═══ EXERCISE INPUT
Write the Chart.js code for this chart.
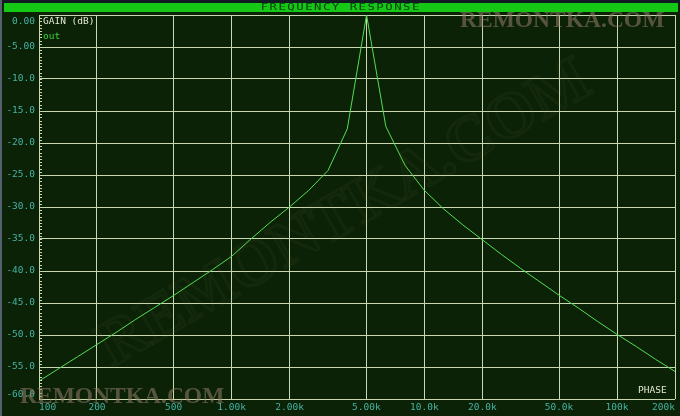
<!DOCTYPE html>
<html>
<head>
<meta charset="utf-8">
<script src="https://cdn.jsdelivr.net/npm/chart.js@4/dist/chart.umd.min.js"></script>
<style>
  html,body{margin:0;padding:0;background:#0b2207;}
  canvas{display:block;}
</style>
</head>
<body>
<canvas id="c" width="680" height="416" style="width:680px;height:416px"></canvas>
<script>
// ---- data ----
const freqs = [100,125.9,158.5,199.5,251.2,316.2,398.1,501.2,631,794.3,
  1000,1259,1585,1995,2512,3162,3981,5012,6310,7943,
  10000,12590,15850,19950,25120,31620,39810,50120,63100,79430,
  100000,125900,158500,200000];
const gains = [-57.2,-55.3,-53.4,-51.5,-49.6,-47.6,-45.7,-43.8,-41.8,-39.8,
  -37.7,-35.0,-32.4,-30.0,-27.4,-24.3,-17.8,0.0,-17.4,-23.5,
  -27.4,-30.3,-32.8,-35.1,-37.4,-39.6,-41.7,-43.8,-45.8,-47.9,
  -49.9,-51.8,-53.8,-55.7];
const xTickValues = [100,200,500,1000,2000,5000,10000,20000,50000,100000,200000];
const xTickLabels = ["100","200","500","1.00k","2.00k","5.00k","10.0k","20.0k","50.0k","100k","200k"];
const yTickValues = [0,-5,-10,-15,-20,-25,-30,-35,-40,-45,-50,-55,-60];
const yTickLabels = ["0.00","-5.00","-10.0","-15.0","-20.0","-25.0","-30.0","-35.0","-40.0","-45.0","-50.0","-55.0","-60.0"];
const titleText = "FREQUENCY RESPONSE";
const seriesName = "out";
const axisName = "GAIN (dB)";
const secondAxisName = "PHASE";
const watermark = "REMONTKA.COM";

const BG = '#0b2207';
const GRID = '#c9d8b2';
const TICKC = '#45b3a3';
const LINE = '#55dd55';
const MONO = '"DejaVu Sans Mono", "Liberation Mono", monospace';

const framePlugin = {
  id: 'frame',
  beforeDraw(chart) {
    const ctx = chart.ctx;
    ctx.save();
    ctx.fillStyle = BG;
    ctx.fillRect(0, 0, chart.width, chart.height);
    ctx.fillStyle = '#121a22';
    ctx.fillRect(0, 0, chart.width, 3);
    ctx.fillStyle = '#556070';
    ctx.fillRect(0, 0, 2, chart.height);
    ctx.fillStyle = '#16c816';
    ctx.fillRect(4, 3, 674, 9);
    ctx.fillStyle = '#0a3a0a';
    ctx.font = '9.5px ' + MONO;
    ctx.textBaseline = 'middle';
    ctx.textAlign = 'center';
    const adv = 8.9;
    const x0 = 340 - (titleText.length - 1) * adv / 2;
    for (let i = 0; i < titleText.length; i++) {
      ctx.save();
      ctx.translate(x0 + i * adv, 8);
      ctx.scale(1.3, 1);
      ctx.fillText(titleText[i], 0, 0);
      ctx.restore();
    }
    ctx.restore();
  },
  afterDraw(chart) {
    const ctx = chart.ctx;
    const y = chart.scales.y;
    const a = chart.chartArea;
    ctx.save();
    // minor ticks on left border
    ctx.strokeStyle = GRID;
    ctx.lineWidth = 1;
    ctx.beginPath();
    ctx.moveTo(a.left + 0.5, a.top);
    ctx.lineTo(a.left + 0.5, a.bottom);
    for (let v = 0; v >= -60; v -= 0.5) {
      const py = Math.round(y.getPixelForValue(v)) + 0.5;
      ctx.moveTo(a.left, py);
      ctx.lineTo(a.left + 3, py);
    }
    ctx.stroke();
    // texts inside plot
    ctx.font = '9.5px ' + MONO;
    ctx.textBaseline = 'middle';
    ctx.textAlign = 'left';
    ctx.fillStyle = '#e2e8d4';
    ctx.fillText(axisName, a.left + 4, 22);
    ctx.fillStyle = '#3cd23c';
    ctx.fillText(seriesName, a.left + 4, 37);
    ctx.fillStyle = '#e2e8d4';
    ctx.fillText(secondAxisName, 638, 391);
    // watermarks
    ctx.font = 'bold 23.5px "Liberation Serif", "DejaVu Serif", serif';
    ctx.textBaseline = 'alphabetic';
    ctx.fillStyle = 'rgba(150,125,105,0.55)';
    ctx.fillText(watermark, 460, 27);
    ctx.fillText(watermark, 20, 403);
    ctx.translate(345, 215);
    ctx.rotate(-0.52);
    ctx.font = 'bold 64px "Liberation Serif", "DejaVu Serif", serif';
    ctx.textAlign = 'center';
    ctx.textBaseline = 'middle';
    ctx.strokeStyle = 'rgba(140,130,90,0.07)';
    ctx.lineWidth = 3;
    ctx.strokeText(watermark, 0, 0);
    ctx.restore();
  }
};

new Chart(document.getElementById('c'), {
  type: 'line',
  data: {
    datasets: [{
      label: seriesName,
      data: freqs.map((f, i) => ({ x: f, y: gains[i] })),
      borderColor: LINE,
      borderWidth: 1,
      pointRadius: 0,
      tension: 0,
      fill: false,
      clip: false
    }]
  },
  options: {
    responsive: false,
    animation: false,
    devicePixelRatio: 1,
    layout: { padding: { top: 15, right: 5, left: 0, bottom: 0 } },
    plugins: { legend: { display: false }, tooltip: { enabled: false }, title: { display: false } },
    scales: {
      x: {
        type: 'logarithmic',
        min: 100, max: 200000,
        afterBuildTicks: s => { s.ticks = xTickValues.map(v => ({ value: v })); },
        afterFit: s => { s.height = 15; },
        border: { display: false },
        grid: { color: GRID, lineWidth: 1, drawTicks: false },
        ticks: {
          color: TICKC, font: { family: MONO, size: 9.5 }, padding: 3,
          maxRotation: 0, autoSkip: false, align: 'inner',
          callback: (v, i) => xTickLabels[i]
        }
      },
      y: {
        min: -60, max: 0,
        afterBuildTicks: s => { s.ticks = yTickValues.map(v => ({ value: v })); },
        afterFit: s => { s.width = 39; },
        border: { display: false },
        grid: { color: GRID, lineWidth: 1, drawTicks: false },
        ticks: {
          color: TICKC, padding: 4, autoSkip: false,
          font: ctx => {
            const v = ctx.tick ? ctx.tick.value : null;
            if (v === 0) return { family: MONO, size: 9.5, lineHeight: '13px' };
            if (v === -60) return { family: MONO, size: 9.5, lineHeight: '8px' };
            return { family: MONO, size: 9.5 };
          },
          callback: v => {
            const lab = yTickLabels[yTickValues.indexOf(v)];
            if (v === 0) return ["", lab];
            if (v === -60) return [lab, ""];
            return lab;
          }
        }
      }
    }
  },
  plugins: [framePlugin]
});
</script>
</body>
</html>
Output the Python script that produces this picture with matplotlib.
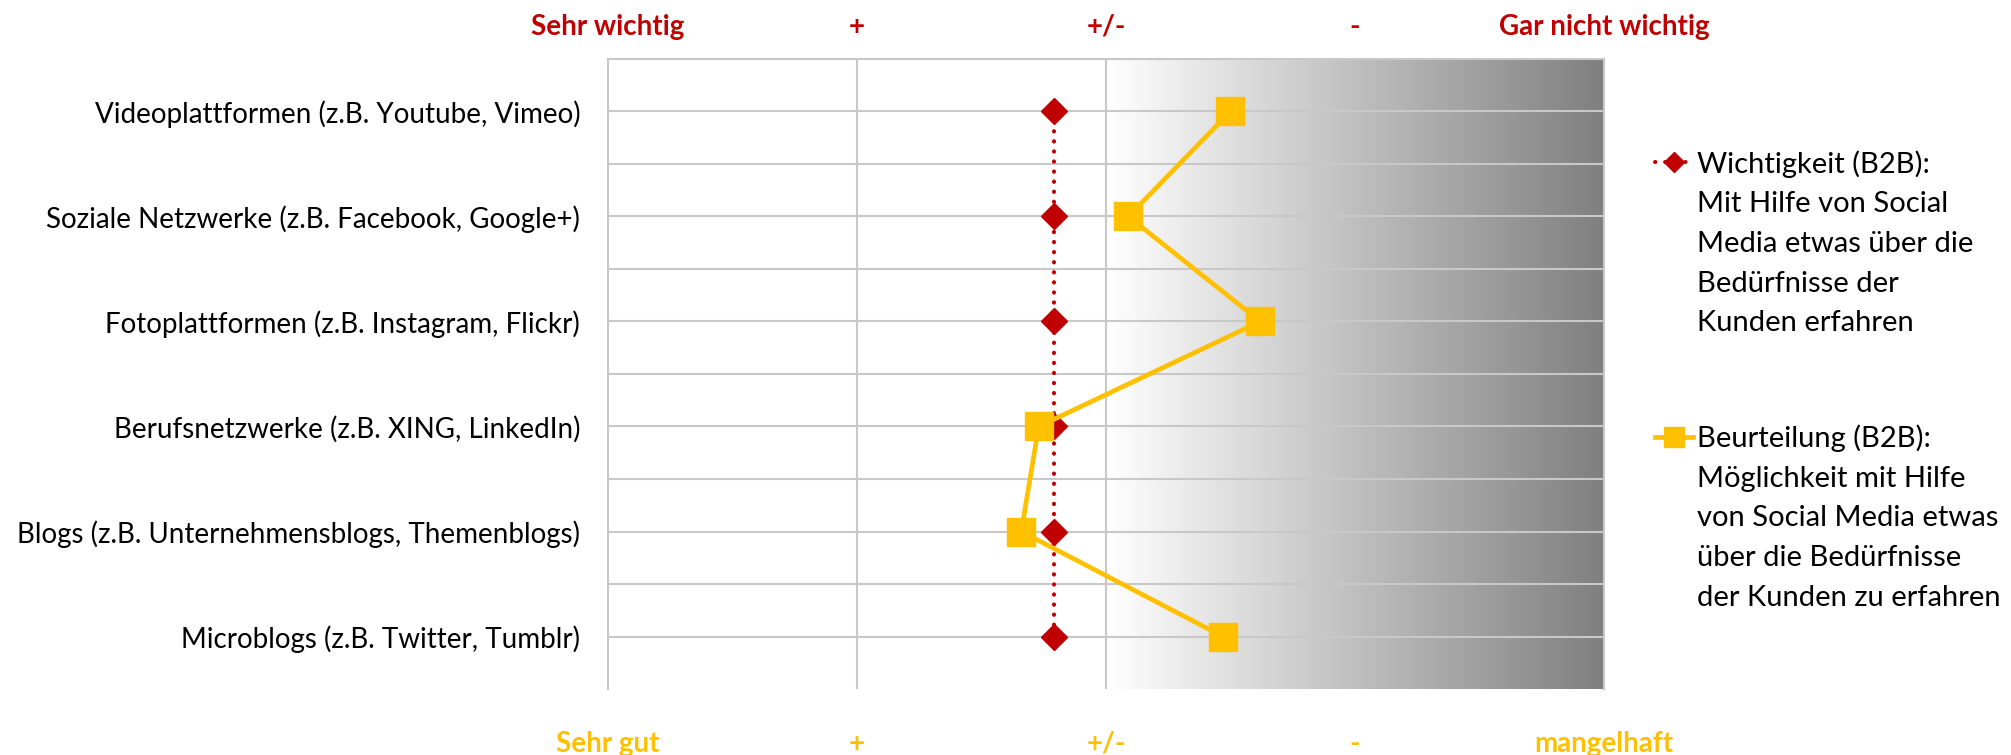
══════
* **EXERCISE PROMPT**: Collect, from the material above, every line containing the word "script".

* **ANSWER TO THIS TASK**:
<script src="https://cdn.jsdelivr.net/npm/chart.js@4/dist/chart.umd.min.js"></script>
<script>
</script>
Output the Python script that produces this picture with matplotlib.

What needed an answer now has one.